Autant de thèmes qui ne sont pas étranges à Andrée Chédid qui avant tout, est une femme de notre temps. Ses écrits restent jeunes dans le plein sens du terme.
« Avancer, reprendre joie, défier l’obstacle, peut-être le vaincre, puis aller de nouveau: tels sont nos possibles » s’exprime-t-elle dans une sorte d’art poétique qui est aussi art de vivre intitulé ” Terre et Poésie ” dans le recueil “Visage Premier” (1972). Toujours active aujourd’hui dans le monde des lettres, elle a publié récemment des poèmes réunis sous le titre “Territoires du souffle” (1999) et un roman, “Le Message (2000)”, tous deux aux éditions Flammarion.
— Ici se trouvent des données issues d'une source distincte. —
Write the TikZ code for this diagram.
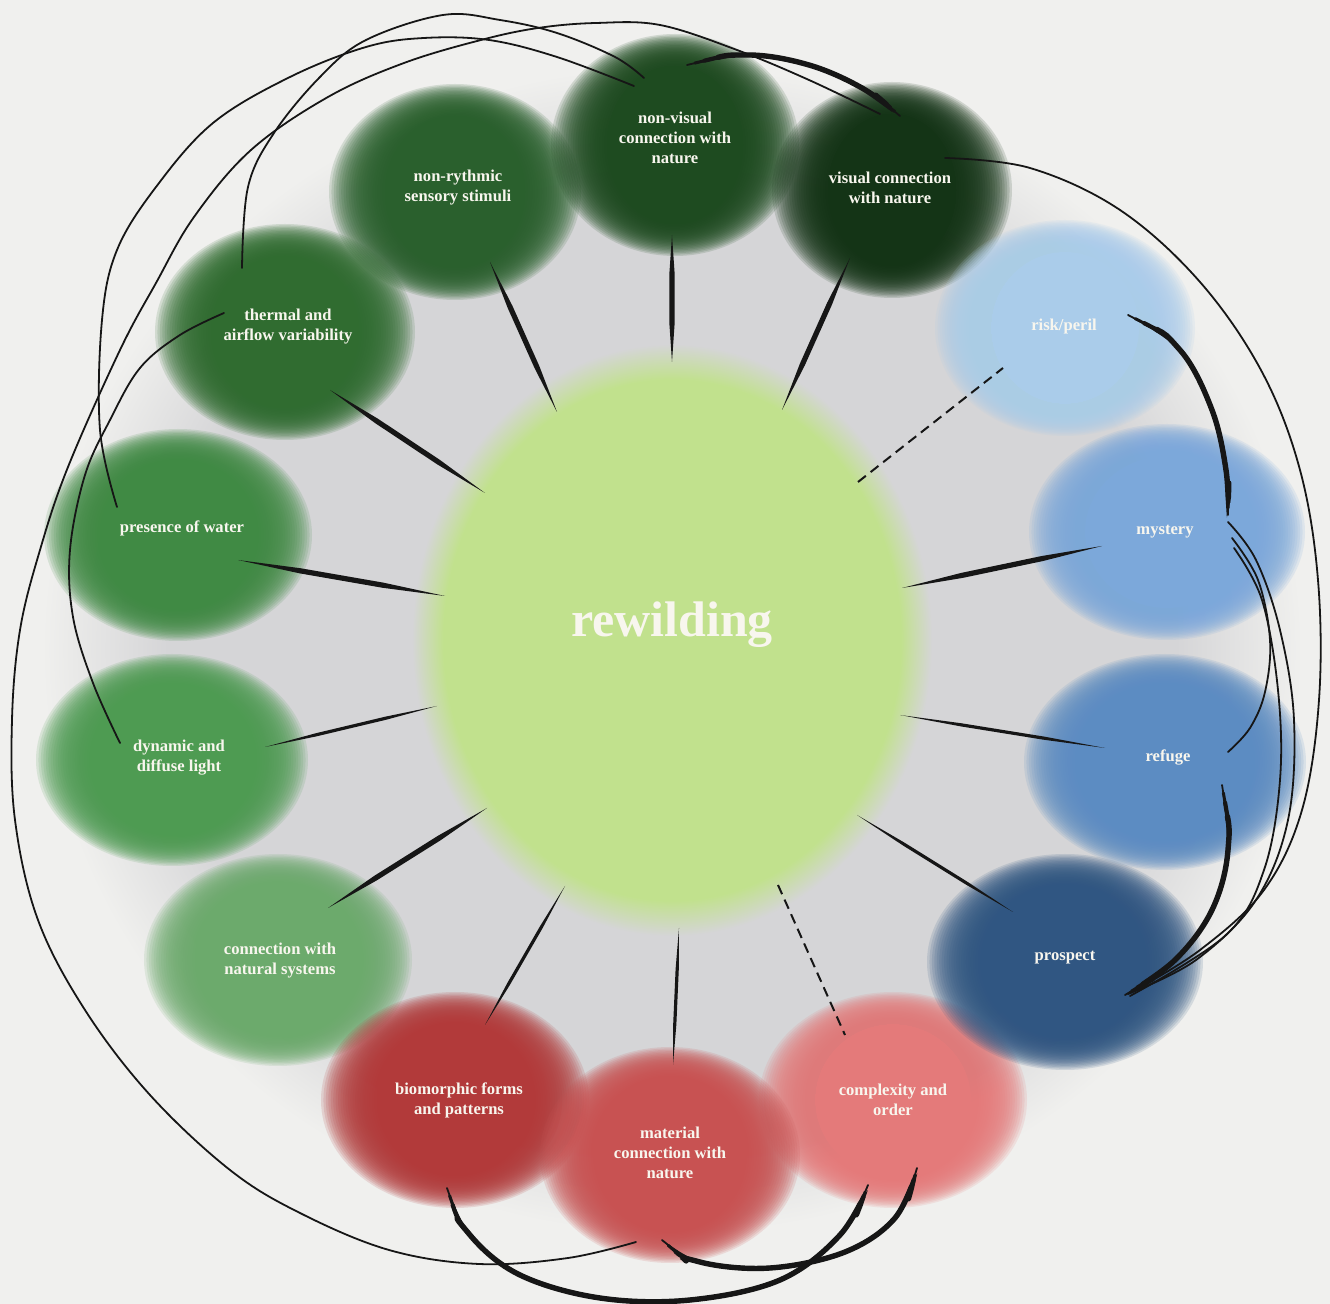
\documentclass[tikz,border=0pt]{standalone}
\usepackage{fontspec}
\setmainfont{Liberation Serif}
\usetikzlibrary{calc}
\definecolor{bg}{RGB}{240,240,238}
\definecolor{graybg}{RGB}{213,213,215}
\definecolor{core}{RGB}{193,225,141}
\definecolor{ink}{RGB}{22,22,22}
\definecolor{cream}{RGB}{248,246,238}
\definecolor{cnv}{RGB}{30,75,32}
\definecolor{cvis}{RGB}{20,52,22}
\definecolor{cnr}{RGB}{42,96,45}
\definecolor{cth}{RGB}{48,108,48}
\definecolor{cwa}{RGB}{64,138,68}
\definecolor{cdl}{RGB}{78,155,82}
\definecolor{cns}{RGB}{108,170,108}
\definecolor{cbf}{RGB}{178,58,58}
\definecolor{cmc}{RGB}{200,82,82}
\definecolor{cco}{RGB}{228,122,122}
\definecolor{cpr}{RGB}{48,86,130}
\definecolor{cre}{RGB}{92,140,194}
\definecolor{cmy}{RGB}{124,168,218}
\definecolor{cri}{RGB}{170,204,234}
\pgfdeclareradialshading{halo}{\pgfpointorigin}{color(0bp)=(graybg); color(20bp)=(graybg); color(25bp)=(bg); color(50bp)=(bg)}
\pgfdeclareradialshading{greencore}{\pgfpointorigin}{color(0bp)=(core); color(22bp)=(core); color(25bp)=(graybg); color(50bp)=(graybg)}
% x y rx ry colour xfade yfade
\newcommand\softblob[7]{%
  \fill[#5] (#1,#2) circle [x radius={(#3-#6)*0.5pt}, y radius={(#4-#7)*0.5pt}];
  \foreach \k in {0,...,23}{%
    \fill[#5, opacity=0.15] (#1,#2) circle [x radius={(#3+#6-\k*2*#6/23)*0.5pt}, y radius={(#4+#7-\k*2*#7/23)*0.5pt}];
  }}
\newcommand\spoke[3]{%
  \path (#1) coordinate (sA) (#2) coordinate (sB);
  \fill[ink] (sA) -- ($(sA)!0.3!(sB)!#3!90:(sB)$) -- ($(sA)!0.7!(sB)!#3!90:(sB)$) -- (sB)
     -- ($(sA)!0.7!(sB)!#3!-90:(sB)$) -- ($(sA)!0.3!(sB)!#3!-90:(sB)$) -- cycle;}
\newcommand\thickcurve[1]{%
  \draw[thincurve] plot[smooth,tension=0.6] coordinates {#1};
  \draw[thincurve, line width=1.5pt, shorten <=4pt, shorten >=4pt] plot[smooth,tension=0.6] coordinates {#1};
  \draw[thincurve, line width=2.1pt, shorten <=9pt, shorten >=9pt] plot[smooth,tension=0.6] coordinates {#1};
  \draw[thincurve, line width=2.7pt, shorten <=16pt, shorten >=16pt] plot[smooth,tension=0.6] coordinates {#1};}
\tikzset{
  thincurve/.style={draw=ink, line width=0.9pt, line cap=round},
  dashspoke/.style={draw=ink, line width=1pt, dash pattern=on 5pt off 3pt},
  lbl/.style={text=cream, font=\bfseries\fontsize{8.3}{10}\selectfont, align=center, inner sep=0pt},
  title/.style={text=cream, font=\bfseries\fontsize{25}{30}\selectfont, inner sep=0pt}
}
\begin{document}
\begin{tikzpicture}[x=0.5pt,y=-0.5pt]
\useasboundingbox (0,0) rectangle (1330,1304);
\fill[bg] (0,0) rectangle (1330,1304);
% gray halo and core
\shade[shading=halo] (672,650) circle [x radius=315pt, y radius=292pt];
\shade[shading=greencore] (672,640) circle [x radius=130pt, y radius=148pt];
% blobs
\softblob{455}{192}{98}{92}{cnr}{28}{16}
\softblob{675}{145}{96}{95}{cnv}{28}{16}
\softblob{892}{190}{92}{92}{cvis}{28}{16}
\softblob{285}{332}{102}{92}{cth}{28}{16}
\softblob{178}{535}{106}{90}{cwa}{28}{16}
\softblob{172}{760}{108}{90}{cdl}{28}{16}
\softblob{278}{960}{106}{90}{cns}{28}{16}
\softblob{455}{1100}{106}{92}{cbf}{28}{16}
\softblob{893}{1100}{106}{92}{cco}{28}{16}
\softblob{670}{1155}{102}{92}{cmc}{28}{16}
\softblob{1065}{962}{110}{92}{cpr}{28}{16}
\softblob{1165}{762}{113}{92}{cre}{28}{16}
\softblob{1167}{532}{110}{92}{cmy}{28}{16}
\softblob{1065}{328}{102}{92}{cri}{28}{16}
% spoke end points
\coordinate (hub-nv) at (672,362);   \coordinate (sp-nv) at (672,235);
\coordinate (hub-vis) at (782,410);  \coordinate (sp-vis) at (850,258);
\coordinate (hub-nr) at (557,412);   \coordinate (sp-nr) at (490,262);
\coordinate (hub-th) at (485,493);   \coordinate (sp-th) at (330,390);
\coordinate (hub-wa) at (445,596);   \coordinate (sp-wa) at (238,560);
\coordinate (hub-dl) at (437,706);   \coordinate (sp-dl) at (265,747);
\coordinate (hub-ns) at (487,808);   \coordinate (sp-ns) at (328,908);
\coordinate (hub-bf) at (565,886);   \coordinate (sp-bf) at (485,1025);
\coordinate (hub-mc) at (679,928);   \coordinate (sp-mc) at (673,1065);
\coordinate (hub-co) at (778,885);   \coordinate (sp-co) at (845,1035);
\coordinate (hub-pr) at (857,815);   \coordinate (sp-pr) at (1013,912);
\coordinate (hub-re) at (900,715);   \coordinate (sp-re) at (1105,748);
\coordinate (hub-my) at (902,588);   \coordinate (sp-my) at (1102,546);
\coordinate (hub-ri) at (858,482);   \coordinate (sp-ri) at (1003,368);
\spoke{hub-nv}{sp-nv}{1.3pt}
\spoke{hub-vis}{sp-vis}{1.3pt}
\spoke{hub-nr}{sp-nr}{1.3pt}
\spoke{hub-th}{sp-th}{1.3pt}
\spoke{hub-wa}{sp-wa}{1.3pt}
\spoke{hub-dl}{sp-dl}{0.8pt}
\spoke{hub-ns}{sp-ns}{1.3pt}
\spoke{hub-bf}{sp-bf}{0.8pt}
\spoke{hub-mc}{sp-mc}{0.8pt}
\spoke{hub-pr}{sp-pr}{0.8pt}
\spoke{hub-re}{sp-re}{0.8pt}
\spoke{hub-my}{sp-my}{1.3pt}
\draw[dashspoke] (hub-co) -- (sp-co);
\draw[dashspoke] (hub-ri) -- (sp-ri);
% curve end points
\coordinate (e-th1) at (242,268);  \coordinate (e-nv1) at (644,78);
\coordinate (e-wa) at (117,507);   \coordinate (e-nv2) at (634,86);
\coordinate (e-th2) at (224,313);  \coordinate (e-dl) at (120,743);
\coordinate (e-vis1) at (880,114); \coordinate (e-mc1) at (636,1242);
\coordinate (e-nv3) at (687,65);   \coordinate (e-vis2) at (900,116);
\coordinate (e-vis3) at (945,158); \coordinate (e-pr1) at (1130,993);
\coordinate (e-ri) at (1128,315);  \coordinate (e-my1) at (1228,515);
\coordinate (e-my2) at (1232,538); \coordinate (e-re1) at (1228,752);
\coordinate (e-my3) at (1228,522); \coordinate (e-pr2) at (1128,994);
\coordinate (e-my4) at (1234,548); \coordinate (e-pr3) at (1130,996);
\coordinate (e-re2) at (1222,785); \coordinate (e-pr4) at (1125,995);
\coordinate (e-bf) at (447,1188);  \coordinate (e-co1) at (868,1185);
\coordinate (e-mc2) at (662,1240); \coordinate (e-co2) at (917,1168);
% thin curves
\draw[thincurve] plot[smooth,tension=0.6] coordinates {(e-th1) (248,187) (274,133) (320,77) (366,40) (443,15) (500,20) (557,33) (615,57) (e-nv1)};
\draw[thincurve] plot[smooth,tension=0.6] coordinates {(e-wa) (100,430) (102,320) (117,250) (156,187) (213,123) (290,77) (366,47) (424,38) (489,40) (557,57) (e-nv2)};
\draw[thincurve] plot[smooth,tension=0.6] coordinates {(e-th2) (180,335) (140,368) (110,420) (85,475) (70,550) (73,617) (93,683) (e-dl)};
\draw[thincurve] plot[smooth,tension=0.6] coordinates {(e-vis1) (809,80) (737,50) (660,25) (596,23) (538,28) (481,40) (404,63) (328,97) (251,150) (194,217) (156,283) (120,350) (68,467) (40,550) (20,630) (12,720) (15,820) (38,920) (85,1010) (150,1095) (230,1170) (300,1213) (389,1250) (479,1264) (568,1258) (e-mc1)};
\draw[thincurve] plot[smooth,tension=0.6] coordinates {(e-vis3) (1030,168) (1120,210) (1200,282) (1262,372) (1300,470) (1318,580) (1319,700) (1302,810) (1264,890) (1200,950) (e-pr1)};
\draw[thincurve] plot[smooth,tension=0.6] coordinates {(e-my2) (1258,580) (1270,640) (1265,692) (1250,728) (e-re1)};
\draw[thincurve] plot[smooth,tension=0.6] coordinates {(e-my3) (1256,560) (1280,630) (1294,720) (1288,820) (1256,900) (1196,960) (e-pr2)};
\draw[thincurve] plot[smooth,tension=0.6] coordinates {(e-my4) (1262,600) (1278,690) (1280,780) (1264,870) (1226,935) (e-pr3)};
% thick curves
\thickcurve{(e-nv3) (748,55) (809,65) (862,88) (e-vis2)}
\thickcurve{(e-ri) (1180,350) (1212,410) (1226,470) (e-my1)}
\thickcurve{(e-re2) (1228,850) (1212,910) (1175,960) (e-pr4)}
\thickcurve{(e-bf) (470,1235) (520,1275) (600,1298) (690,1300) (780,1280) (840,1235) (e-co1)}
\thickcurve{(e-mc2) (700,1262) (770,1268) (845,1252) (895,1218) (e-co2)}
% labels
\node[title] (hub) at (672,625) {rewilding};
\node[lbl] (nv) at (675,138) {non-visual\\connection with\\nature};
\node[lbl] (vis) at (890,188) {visual connection\\with nature};
\node[lbl] (nr) at (458,188) {non-rythmic\\sensory stimuli};
\node[lbl] (th) at (288,327) {thermal and\\airflow variability};
\node[lbl] (wa) at (182,528) {presence of water};
\node[lbl] (dl) at (179,758) {dynamic and\\diffuse light};
\node[lbl] (ns) at (280,961) {connection with\\natural systems};
\node[lbl] (bf) at (459,1100) {biomorphic forms\\and patterns};
\node[lbl] (mc) at (670,1153) {material\\connection with\\nature};
\node[lbl] (co) at (893,1100) {complexity and\\order};
\node[lbl] (pr) at (1065,958) {prospect};
\node[lbl] (re) at (1168,757) {refuge};
\node[lbl] (my) at (1165,532) {mystery};
\node[lbl] (ri) at (1064,327) {risk/peril};
\end{tikzpicture}
\end{document}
Loin du sens militant du terme « féministe », les héroïnes d’André Chédid dans ses œuvres, s’inscrivent dans le mouvement solidaire du monde contemporain.
Dans le même ordre d’idées, Andrée Chédid ne croit pas qu’il existe une écriture spécifiquement féminine.
Vision cosmique, Libération, Energie vitale et Pouvoir de la Parole. Le tout s’interpénètre et coexiste dans chacune des ouvrages d’Andrée Chédid, qu’il s’agisse de poésie, de récits ou de théâtre.
Entre Nil et Seine, toujours attentive au visage de “l’Autre”, Andrée Chédid loue l’exil, qui peut être gage d’audace et de liberté.
Un récent article du Nouvel Observateur titre: ” Les Chédid. Une famille en or “, évoquant à la fois le grand talent de l’écrivaine, celui de son fils Louis, auteur-compositeur-interprète de renom, et celui de son petit-fils Matthieu, bien connu pour sa chanson ” Je dis aime “. Or, c’est Andrée Chédid elle-même qui a écrit les paroles de ce qui est plus qu’un ” tube ” à la mode, car il est porteur d’un message émouvant et fort nécessaire dans le monde où nous vivons. Le poème de la grand-mère mis en musique par le petit-fils, quel superbe exemple du ” pont ” que l’écrivaine s’est de tout temps attachée à établir entre les générations!